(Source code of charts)
/---

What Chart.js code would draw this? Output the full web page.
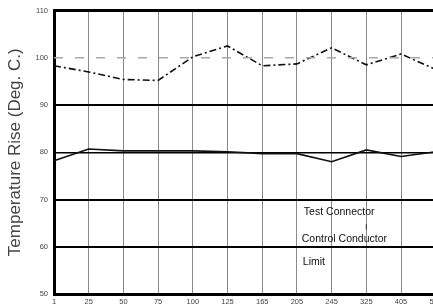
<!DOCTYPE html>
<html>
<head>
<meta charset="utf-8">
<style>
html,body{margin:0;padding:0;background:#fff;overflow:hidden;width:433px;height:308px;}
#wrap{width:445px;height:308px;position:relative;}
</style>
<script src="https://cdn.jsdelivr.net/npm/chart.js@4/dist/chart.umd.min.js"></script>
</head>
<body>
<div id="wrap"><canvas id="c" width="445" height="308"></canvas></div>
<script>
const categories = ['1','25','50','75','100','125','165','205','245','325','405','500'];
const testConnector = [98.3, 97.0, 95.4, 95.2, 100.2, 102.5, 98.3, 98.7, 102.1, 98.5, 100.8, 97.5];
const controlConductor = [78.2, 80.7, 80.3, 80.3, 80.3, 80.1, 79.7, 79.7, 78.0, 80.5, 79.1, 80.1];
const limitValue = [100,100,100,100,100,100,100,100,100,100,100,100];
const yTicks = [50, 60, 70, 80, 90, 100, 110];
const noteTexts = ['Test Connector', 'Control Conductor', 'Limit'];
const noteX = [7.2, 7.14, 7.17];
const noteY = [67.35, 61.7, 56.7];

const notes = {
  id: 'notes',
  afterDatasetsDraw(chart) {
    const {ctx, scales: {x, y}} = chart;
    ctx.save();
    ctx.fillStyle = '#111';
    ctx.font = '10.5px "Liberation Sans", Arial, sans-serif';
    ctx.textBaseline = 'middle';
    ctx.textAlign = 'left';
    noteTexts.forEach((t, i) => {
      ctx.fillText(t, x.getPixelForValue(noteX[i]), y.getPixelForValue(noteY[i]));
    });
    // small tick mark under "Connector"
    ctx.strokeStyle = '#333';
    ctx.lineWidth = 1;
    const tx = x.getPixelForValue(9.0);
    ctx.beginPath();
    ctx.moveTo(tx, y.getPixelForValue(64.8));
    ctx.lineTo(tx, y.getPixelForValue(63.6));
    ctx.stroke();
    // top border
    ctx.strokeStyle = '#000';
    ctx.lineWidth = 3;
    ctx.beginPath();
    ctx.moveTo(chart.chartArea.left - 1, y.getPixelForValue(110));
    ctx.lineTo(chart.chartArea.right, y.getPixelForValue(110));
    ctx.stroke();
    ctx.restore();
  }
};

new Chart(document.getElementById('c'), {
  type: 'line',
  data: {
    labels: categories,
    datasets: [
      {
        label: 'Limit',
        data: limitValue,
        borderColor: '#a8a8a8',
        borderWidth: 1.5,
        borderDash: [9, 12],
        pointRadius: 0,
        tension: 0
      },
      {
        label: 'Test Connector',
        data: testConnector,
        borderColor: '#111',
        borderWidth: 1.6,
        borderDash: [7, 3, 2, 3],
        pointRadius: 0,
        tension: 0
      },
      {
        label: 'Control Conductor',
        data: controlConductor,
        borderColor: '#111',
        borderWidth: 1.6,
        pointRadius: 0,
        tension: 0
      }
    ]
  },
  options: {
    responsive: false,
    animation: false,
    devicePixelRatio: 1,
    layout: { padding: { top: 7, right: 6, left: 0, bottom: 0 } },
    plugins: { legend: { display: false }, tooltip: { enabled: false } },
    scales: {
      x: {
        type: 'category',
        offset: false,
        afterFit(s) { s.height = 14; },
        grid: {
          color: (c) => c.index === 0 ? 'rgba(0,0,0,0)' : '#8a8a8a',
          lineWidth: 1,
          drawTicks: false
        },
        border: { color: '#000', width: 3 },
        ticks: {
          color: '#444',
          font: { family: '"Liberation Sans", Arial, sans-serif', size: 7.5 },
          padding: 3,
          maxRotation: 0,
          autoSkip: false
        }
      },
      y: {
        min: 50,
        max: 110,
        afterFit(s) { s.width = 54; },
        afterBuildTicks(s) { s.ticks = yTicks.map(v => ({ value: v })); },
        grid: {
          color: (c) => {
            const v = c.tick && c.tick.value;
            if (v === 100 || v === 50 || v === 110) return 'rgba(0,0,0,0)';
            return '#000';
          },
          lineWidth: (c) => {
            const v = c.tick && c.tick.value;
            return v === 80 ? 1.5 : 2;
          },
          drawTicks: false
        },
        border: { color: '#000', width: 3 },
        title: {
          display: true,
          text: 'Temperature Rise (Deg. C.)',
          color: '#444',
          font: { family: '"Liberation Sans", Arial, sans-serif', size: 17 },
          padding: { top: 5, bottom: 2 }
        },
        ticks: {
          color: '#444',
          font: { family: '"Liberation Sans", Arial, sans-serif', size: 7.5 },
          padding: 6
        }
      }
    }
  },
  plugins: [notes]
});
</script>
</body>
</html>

\---
/---

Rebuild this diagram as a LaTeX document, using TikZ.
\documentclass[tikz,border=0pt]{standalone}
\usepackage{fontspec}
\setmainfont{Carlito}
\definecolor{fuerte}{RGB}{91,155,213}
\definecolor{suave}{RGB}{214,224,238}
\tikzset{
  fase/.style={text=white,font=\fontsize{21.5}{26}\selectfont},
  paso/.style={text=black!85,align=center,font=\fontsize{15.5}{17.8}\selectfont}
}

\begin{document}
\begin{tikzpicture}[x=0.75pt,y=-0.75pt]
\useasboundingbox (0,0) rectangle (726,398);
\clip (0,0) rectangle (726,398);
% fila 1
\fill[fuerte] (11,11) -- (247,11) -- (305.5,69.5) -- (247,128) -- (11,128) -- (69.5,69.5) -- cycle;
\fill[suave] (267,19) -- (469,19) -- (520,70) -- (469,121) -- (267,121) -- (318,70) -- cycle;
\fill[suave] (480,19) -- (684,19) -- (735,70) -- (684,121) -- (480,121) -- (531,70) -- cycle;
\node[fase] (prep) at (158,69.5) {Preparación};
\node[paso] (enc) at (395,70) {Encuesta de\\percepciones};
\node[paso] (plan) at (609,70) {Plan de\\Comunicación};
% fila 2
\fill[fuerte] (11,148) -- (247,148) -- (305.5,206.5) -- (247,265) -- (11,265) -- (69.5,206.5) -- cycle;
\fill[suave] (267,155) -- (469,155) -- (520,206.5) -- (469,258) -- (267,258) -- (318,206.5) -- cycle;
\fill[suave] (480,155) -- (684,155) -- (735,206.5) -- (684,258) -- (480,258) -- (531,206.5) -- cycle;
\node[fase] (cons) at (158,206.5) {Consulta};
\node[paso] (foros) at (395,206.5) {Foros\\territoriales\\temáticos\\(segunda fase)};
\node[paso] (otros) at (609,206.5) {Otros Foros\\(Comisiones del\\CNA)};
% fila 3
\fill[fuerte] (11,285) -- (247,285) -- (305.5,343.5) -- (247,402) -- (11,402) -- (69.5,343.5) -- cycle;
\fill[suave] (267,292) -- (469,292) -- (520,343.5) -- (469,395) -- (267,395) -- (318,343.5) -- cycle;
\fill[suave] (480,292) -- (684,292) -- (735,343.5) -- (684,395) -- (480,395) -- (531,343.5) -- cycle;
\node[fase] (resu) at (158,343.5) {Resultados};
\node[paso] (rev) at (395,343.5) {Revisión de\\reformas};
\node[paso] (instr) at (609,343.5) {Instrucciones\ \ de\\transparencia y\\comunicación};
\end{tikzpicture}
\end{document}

\---

Give every line of the material that includes the string "this".

## Task answer
What Chart.js code would draw this? Output the full web page.
Rebuild this diagram as a LaTeX document, using TikZ.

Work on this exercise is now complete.